Disciplinary action was most likely to follow.
But we are tolerant and forgiving, so we hit Google to test the premise, en ja wragtag, there it was! It is even popular among men in the United States and other European countries.
And listen to this! Unless it is fake news conjured up by the AI merchants, macho actors George Clooney and Ryan Gosling, among others, have confessed to an affinity for wielding sharp needles.
Our friend rested his case.
We did not. While one can pardon the men in tights in the freezing climes knitting their own jerseys, it won’t fly in our subtropical greenhouse environment.
The sight of the Ballito Bikers Club, the Dolphins rugby squad and Boks Supporters Association going head-to-head in a brutal knitting contest at the pub, is anyway just too ghastly to contemplate.
Suggestion dismissed and a letter of warning issued.
But talk of knitting frocks did trigger a call-back moment of me causing the NG Kerk’s elderly leadership to recoil from sinful thoughts.
Faced with a dreaded “doorwatch” interview situation at the church’s opulant amphitheatre-style conference centre in Pretoria where the “broeder” leadership discussed some contentious politicised issue – politics and religion were seriously intertwined in the 80s – journalists were not allowed inside.
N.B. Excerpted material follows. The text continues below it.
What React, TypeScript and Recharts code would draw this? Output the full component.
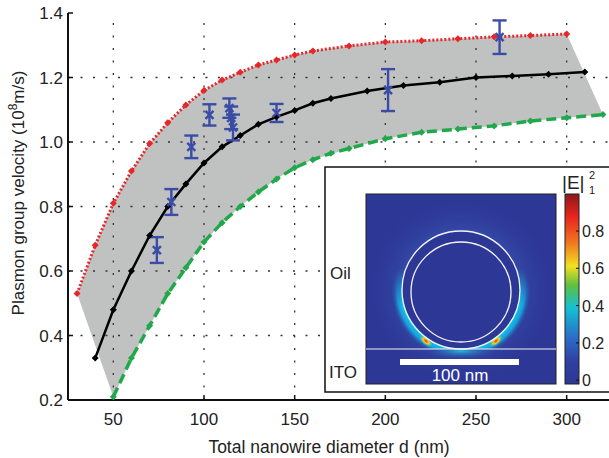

As we were wont to do, we began fooling around to bide the time.
A sexy young colleague in a very short knitted number was giving me stick and I threatened to throw her over my shoulder and spank her bottom.
She dared me. I threw her over my shoulder.
And just as I stood there like Thor with my conquest’s pert butt clad in Veronica Secret’s finest facing the hall’s huge wooden doors, they flung open. Meeting adjourned..
Up to today I cannot say whether the brothers’ collective expressions and wide eyes reflected approval of a bonus delight, or instant mass recitals of the Ten Commandments, the adulterous thoughts bit.